DATA >>
──────────────────────────────
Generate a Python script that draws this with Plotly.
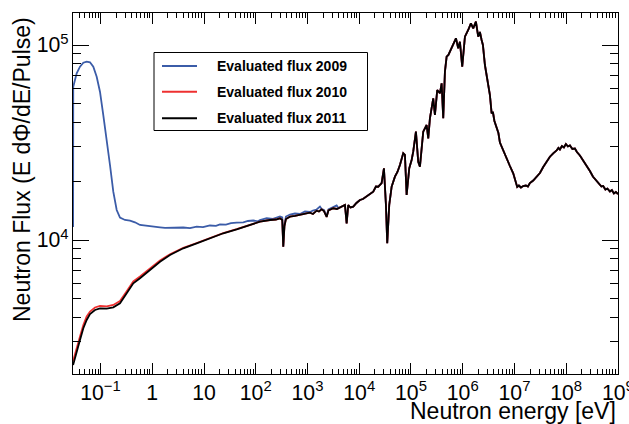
import plotly.graph_objects as go

# ---- Evaluated neutron flux (E dPhi/dE per pulse) vs. neutron energy [eV] ----

# 2009 evaluation, thermal/epithermal part
E_2009_LOW = [0.0295, 0.0297, 0.0346, 0.0401, 0.0465, 0.0540, 0.0626, 0.0725, 0.0843, 0.0976,
              0.1131, 0.1316, 0.1524, 0.1765, 0.2053, 0.2378, 0.2971, 0.371, 0.4634, 0.579,
              0.78, 1.033, 1.41, 1.762, 2.2, 2.873, 3.98, 5.355, 7.22, 9.55,
              13.04, 17.03, 20.35, 26.58, 33.2, 42.8, 57.4, 70.7, 89.6, 110.4]
F_2009_LOW = [11660, 61130, 71580, 77390, 81140, 82110, 81530, 77390, 68760, 57610,
              43750, 33220, 24245, 17690, 14250, 13016, 12664, 12560, 12325, 11940,
              11800, 11690, 11620, 11550, 11560, 11480, 11590, 11497, 11703, 11630,
              11870, 11825, 12036, 11995, 12196, 12265, 12325, 12515, 12590, 12470]

# 2009 evaluation, 100 eV - 4 keV
E_2009_MID = [120.6, 162.6, 215.1, 293.8, 325.4, 340.2, 358.9, 383.6, 458.4, 572.7,
              715.3, 893.6, 1116, 1276, 1504, 1742, 1878, 2081, 2347, 2542,
              3148, 3662, 3967]
F_2009_MID = [12664, 12924, 12845, 13200, 13050, 9239, 12080, 13200, 13510, 13670,
              13590, 14000, 13920, 14165, 14335, 14850, 14420, 14250, 13280, 14335,
              14680, 15030, 14590]

# 2010 evaluation, thermal/epithermal part
E_2010_LOW = [0.0295, 0.0346, 0.0401, 0.0465, 0.054, 0.0626, 0.0782, 0.0976, 0.1316, 0.1765,
              0.2378, 0.3204, 0.4297, 0.579, 0.903, 1.41, 2.2, 3.98, 7.22, 13.04,
              23.57, 42.8, 89.6]
F_2010_LOW = [2396, 2745, 3200, 3665, 4053, 4298, 4506, 4587, 4571, 4642,
              4866, 5457, 6128, 6499, 7142, 7851, 8455, 9120, 9652, 10230,
              10840, 11360, 12050]

# 2011 evaluation, thermal/epithermal part
E_2011_LOW = [0.0295, 0.0346, 0.0401, 0.0465, 0.054, 0.0626, 0.0782, 0.0976, 0.1316, 0.1765,
              0.2378, 0.3204, 0.4297, 0.579, 0.903, 1.41, 2.2, 3.98, 7.22, 13.04,
              23.57, 42.8, 89.6]
F_2011_LOW = [2286, 2624, 3071, 3526, 3888, 4174, 4375, 4464, 4443, 4517,
              4736, 5330, 5998, 6362, 7018, 7739, 8377, 9065, 9618, 10200,
              10825, 11347, 12036]

# 2010 and 2011 evaluations agree between 100 eV and 4 keV
E_1011_MID = [120.6, 188.3, 245.9, 293.8, 325.4, 340.2, 358.9, 383.6, 458.4, 572.7,
              715.3, 893.6, 1116, 1276, 1504, 1666, 1878, 2081, 2347, 2542,
              3148, 3710]
F_1011_MID = [12410, 12664, 12740, 12924, 12664, 9239, 11800, 12815, 13170, 13280,
              13437, 13670, 13804, 13590, 14135, 14000, 14368, 14080, 13120, 14165,
              14541, 14420]

# All three evaluations coincide above 4 keV
E_HIGH = [4240, 4846, 5297, 5714, 6135, 6766, 7662, 8837, 10325, 11800,
          13910, 16110, 18660, 21040, 23310, 27120, 30040, 32840, 34780, 38030,
          42310, 49000, 54760, 61220, 70900, 76460, 82480, 92600, 103000, 110600,
          124700, 138200, 149100, 172600, 200900, 215700, 232600, 269400, 290500, 321800,
          362800, 391400, 420400, 453400, 489000, 529700, 566200, 605300, 655900, 739600,
          819300, 883800, 978800, 1.104e6, 1.278e6, 1.441e6, 1.597e6, 1.8e6, 1.995e6, 2.151e6,
          2.32e6, 2.458e6, 2.688e6, 2.873e6, 3.113e6, 3.357e6, 3.622e6, 3.836e6, 4.1e6, 4.523e6,
          4.9e6, 5.239e6, 5.98e6, 7.06e6, 8.17e6, 9.47e6, 1.044e7, 1.131e7, 1.22e7, 1.334e7,
          1.477e7, 1.666e7, 1.821e7, 1.99e7, 2.305e7, 2.682e7, 3.107e7, 3.597e7, 4.183e7, 4.846e7,
          5.614e7, 6.53e7, 7.074e7, 7.56e7, 8.27e7, 9.04e7, 9.88e7, 1.08e8, 1.18e8, 1.319e8,
          1.474e8, 1.611e8, 1.842e8, 2.133e8, 2.481e8, 2.873e8, 3.28e8, 3.873e8, 4.29e8, 4.8e8,
          5.19e8, 5.73e8, 6.26e8, 7.0e8, 7.64e8, 8.36e8, 9.14e8, 1e9]
F_HIGH = [14713, 14940, 15118, 12180, 15118, 14680, 14818, 15480, 16037, 16230,
          16677, 17210, 17690, 18810, 18763, 19600, 23318, 15118, 9618, 15118,
          18763, 21116, 22320, 24245, 27838, 27285, 17013, 23318, 25720, 28370,
          35930, 25203, 23763, 35930, 38880, 33220, 42080, 53300, 43750, 58770,
          56530, 63620, 42080, 72970, 87100, 88870, 92390, 97660, 100800, 108200,
          96180, 103960, 77390, 110300, 119400, 129200, 121800, 131700, 110300, 116600,
          106100, 100000, 78950, 71000, 64830, 55400, 44640, 45330, 40770, 38110,
          35380, 31600, 28940, 26330, 23960, 21985, 20310, 18700, 19030, 18590,
          18920, 19030, 18810, 19600, 20190, 21045, 22060, 23680, 25270, 26740,
          27838, 28770, 29630, 29110, 30340, 29810, 31060, 30170, 30520, 29290,
          29450, 28260, 27130, 25570, 24110, 22580, 21160, 20080, 19490, 18810,
          18920, 18160, 18370, 17730, 18048, 17320, 17630, 17210]

SERIES = [
    ("Evaluated flux 2009", "#3b5ca8", E_2009_LOW + E_2009_MID + E_HIGH, F_2009_LOW + F_2009_MID + F_HIGH),
    ("Evaluated flux 2010", "#ee3030", E_2010_LOW + E_1011_MID + E_HIGH, F_2010_LOW + F_1011_MID + F_HIGH),
    ("Evaluated flux 2011", "#000000", E_2011_LOW + E_1011_MID + E_HIGH, F_2011_LOW + F_1011_MID + F_HIGH),
]
for _, _, e, f in SERIES:
    assert len(e) == len(f)

W, H = 629, 424
L, R, T, B = 73, 618, 13, 374          # frame in pixels
FONT = "Liberation Sans, Arial, Helvetica, sans-serif"


def px(x):
    return (x - L) / (R - L)


def py(y):
    return (B - y) / (B - T)


fig = go.Figure()
for name, color, e, f in SERIES:
    fig.add_trace(go.Scatter(x=e, y=f, mode="lines", name=name,
                             line=dict(color=color, width=1.8), showlegend=False))

axis_common = dict(
    type="log", dtick=1, showgrid=False, zeroline=False,
    showline=True, linecolor="black", linewidth=1, mirror="allticks",
    ticks="inside", tickcolor="black", tickwidth=1,
    tickfont=dict(family=FONT, size=17, color="black"),
    exponentformat="power", ticklabeloverflow="allow", automargin=False,
)
fig.update_xaxes(**axis_common, range=[-1.532, 9.0015], ticklen=11,
                 minor=dict(ticks="inside", ticklen=5, dtick="D1", tickcolor="black", showgrid=False))
fig.update_yaxes(**axis_common, range=[3.3128, 5.1641], ticklen=16,
                 minor=dict(ticks="inside", ticklen=8, dtick="D1", tickcolor="black", showgrid=False))

# Axis titles (right/top aligned)
annotations = [
    dict(text="Neutron energy [eV]", xref="paper", yref="paper", x=px(618), y=py(411),
         xanchor="right", yanchor="middle", showarrow=False,
         font=dict(family=FONT, size=23, color="black")),
    dict(text="Neutron Flux (E dΦ/dE/Pulse)", xref="paper", yref="paper", x=px(22.5), y=py(15),
         xanchor="center", yanchor="top", textangle=-90, showarrow=False,
         font=dict(family=FONT, size=23, color="black")),
]

# Legend box
shapes = [dict(type="rect", xref="paper", yref="paper", x0=px(154), x1=px(367.5),
               y0=py(130.5), y1=py(52.5), line=dict(color="black", width=1), fillcolor="white")]
for i, (name, color, _, _) in enumerate(SERIES):
    yy = [66, 91.7, 118.3][i]
    shapes.append(dict(type="line", xref="paper", yref="paper", x0=px(162), x1=px(197),
                       y0=py(yy), y1=py(yy), line=dict(color=color, width=2)))
    annotations.append(dict(text="<b>%s</b>" % name, xref="paper", yref="paper",
                            x=px(215), y=py(yy), xanchor="left", yanchor="middle",
                            showarrow=False, font=dict(family=FONT, size=14, color="black")))

fig.update_layout(
    width=W, height=H,
    margin=dict(l=L, r=W - R, t=T, b=H - B, autoexpand=False),
    paper_bgcolor="white", plot_bgcolor="white",
    annotations=annotations, shapes=shapes,
    showlegend=False,
)

fig.write_html("out.html")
──────────────────────────────
Write out exactly the lines between the start of the data and the line with "# ---- Evaluated", including both, but none of the pictures.

ANSWER FOR THIS EXERCISE >>
Generate a Python script that draws this with Plotly.
import plotly.graph_objects as go

# ---- Evaluated neutron flux (E dPhi/dE per pulse) vs. neutron energy [eV] ----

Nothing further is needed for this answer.